Pola kedua adalah pola kejatuhan ekonomi, yang didominasi oleh kelas menengah. Yusuf menyebutkan bahwa seharusnya pada Maret 2023, jumlah kelas menengah mencapai 63,7 juta jiwa jika tidak ada mobilitas ke bawah. Namun kenyataannya, hanya tersisa 52,1 juta jiwa.
"Kami memperkirakan bahwa 11,6 juta penduduk kelas menengah telah jatuh ke status calon kelas menengah sepanjang 2018 hingga 2023, menunjukkan tren penurunan yang sangat mengkhawatirkan," tambahnya.
Untuk mengatasi masalah ini, Yusuf menekankan bahwa pemberian bantuan sosial (bansos) bukan solusi jangka panjang. Menjadi krusial bagi pemerintah untuk secepatnya melindungi industri manufaktur dari kejatuhan dan mendorong pengembangan industri yang akan menciptakan lapangan kerja secara luas seperti industri padat karya, industri kreatif hingga pariwisata.

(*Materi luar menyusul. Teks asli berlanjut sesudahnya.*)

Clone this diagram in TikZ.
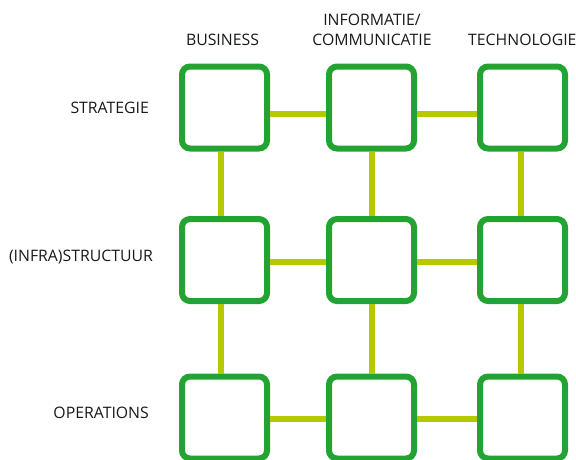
\documentclass[tikz,border=0pt]{standalone}
\usepackage{fontspec}
\setmainfont{Open Sans}
\definecolor{boxgreen}{RGB}{34,163,50}
\definecolor{linkgreen}{RGB}{181,200,0}
\begin{document}
\begin{tikzpicture}[x=1pt,y=-1pt,
  cell/.style={draw=boxgreen,fill=white,line width=6pt,rounded corners=8pt,
    minimum width=85pt,minimum height=82pt,inner sep=0pt},
  conn/.style={draw=linkgreen,line width=6pt},
  lbl/.style={font=\fontsize{15.8}{20}\selectfont,text=black!90,inner sep=0pt}]
\useasboundingbox (0,0) rectangle (576,459);
% boxes
\foreach \c/\x in {1/224.5,2/371.5,3/522.5}{
  \foreach \r/\y in {1/107.5,2/260,3/417.5}{
    \node[cell] (b\r\c) at (\x,\y) {};
  }
}
% horizontal connectors
\draw[conn] ([yshift=-6.5pt]b11.east) -- ([yshift=-6.5pt]b12.west);
\draw[conn] ([yshift=-6.5pt]b12.east) -- ([yshift=-6.5pt]b13.west);
\draw[conn] ([yshift=-2pt]b21.east) -- ([yshift=-2pt]b22.west);
\draw[conn] ([yshift=-2pt]b22.east) -- ([yshift=-2pt]b23.west);
\draw[conn] ([yshift=-1.5pt]b31.east) -- ([yshift=-1.5pt]b32.west);
\draw[conn] ([yshift=-1.5pt]b32.east) -- ([yshift=-1.5pt]b33.west);
% vertical connectors
\draw[conn] ([xshift=-3.5pt]b11.south) -- ([xshift=-3.5pt]b21.north);
\draw[conn] ([xshift=-3.5pt]b21.south) -- ([xshift=-3.5pt]b31.north);
\draw[conn] ([xshift=0.5pt]b12.south) -- ([xshift=0.5pt]b22.north);
\draw[conn] ([xshift=0.5pt]b22.south) -- ([xshift=0.5pt]b32.north);
\draw[conn] ([xshift=-1.5pt]b13.south) -- ([xshift=-1.5pt]b23.north);
\draw[conn] ([xshift=-1.5pt]b23.south) -- ([xshift=-1.5pt]b33.north);
% column headers
\node[lbl] (hbus) at (222.5,40) {BUSINESS};
\node[lbl,align=center] (hinf) at (372,30) {INFORMATIE/\\COMMUNICATIE};
\node[lbl,anchor=west] (htech) at (468,40) {TECHNOLOGIE};
% row labels
\node[lbl,anchor=east] (rstrat) at (149,108) {STRATEGIE};
\node[lbl,anchor=east] (rinfra) at (153,257) {(INFRA)STRUCTUUR};
\node[lbl,anchor=east] (rops) at (149,413) {OPERATIONS};
\end{tikzpicture}
\end{document}
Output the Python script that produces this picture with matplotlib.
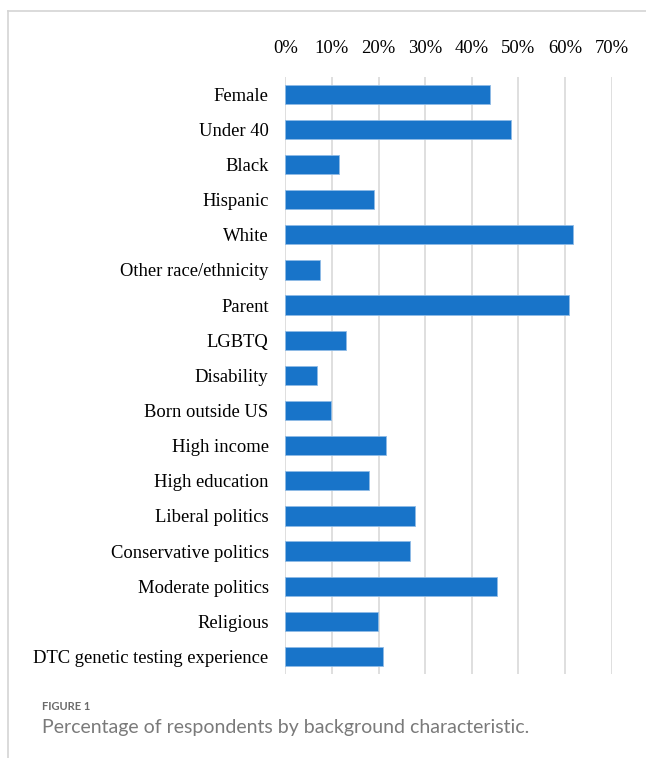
import numpy as np
import matplotlib.pyplot as plt
from matplotlib.lines import Line2D
from matplotlib.ticker import FuncFormatter

categories = ["Female", "Under 40", "Black", "Hispanic", "White",
              "Other race/ethnicity", "Parent", "LGBTQ", "Disability",
              "Born outside US", "High income", "High education",
              "Liberal politics", "Conservative politics",
              "Moderate politics", "Religious",
              "DTC genetic testing experience"]
values = [44.0, 48.3, 11.5, 19.0, 61.8, 7.5, 60.9, 13.0, 6.7,
          9.9, 21.7, 18.0, 27.8, 26.8, 45.3, 19.9, 20.9]
xticks = [0, 10, 20, 30, 40, 50, 60, 70]

fig = plt.figure(figsize=(6.46, 7.58), dpi=100)
ax = fig.add_axes([0.4416, 0.1108, 0.5053, 0.788])

y = np.arange(len(categories))
ax.barh(y, values, height=0.55, color='#1874c9', edgecolor='#8fbbe6',
        linewidth=0.6, zorder=3)
ax.set_ylim(len(categories) - 0.5, -0.5)
ax.set_xlim(0, 70)
ax.set_xticks(xticks)
ax.xaxis.set_major_formatter(FuncFormatter(lambda v, p: '%d%%' % v))
ax.xaxis.tick_top()
ax.set_yticks(y)
ax.set_yticklabels(categories)
ax.grid(axis='x', color='#d9d9d9', linewidth=1.2, zorder=0)
for s in ax.spines.values():
    s.set_visible(False)
ax.tick_params(length=0)
ax.tick_params(axis='y', pad=12, labelsize=13.4)
ax.tick_params(axis='x', pad=14, labelsize=13.4)
for lab in ax.get_xticklabels() + ax.get_yticklabels():
    lab.set_fontfamily('Liberation Serif')

# frame lines of the figure box
fig.add_artist(Line2D([8 / 646, 1], [1 - 11 / 758, 1 - 11 / 758],
                      color='#d4d4d4', linewidth=1.2))
fig.add_artist(Line2D([8 / 646, 8 / 646], [0, 1 - 11 / 758],
                      color='#d4d4d4', linewidth=1.2))

fig.text(42 / 646, 1 - 707 / 758, "FIGURE 1", fontsize=8, color='#6b6b6b',
         fontweight='bold', family='Lato', va='center')
fig.text(42 / 646, 1 - 727 / 758,
         "Percentage of respondents by background characteristic.",
         fontsize=14, color='#7a7a7a', family='Lato', va='center')

fig.savefig('out.png', dpi=100)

“Reindustrialisasi menjadi kunci, bukan hilirisasi. Hilirisasi tambang adalah industri padat kapital yang terbukti minim menyerap angkatan kerja. Kontribusi hilirisasi dalam menyediakan lapangan kerja yang berkualitas bagi kelas menengah adalah terbatas,” tutup Yusuf.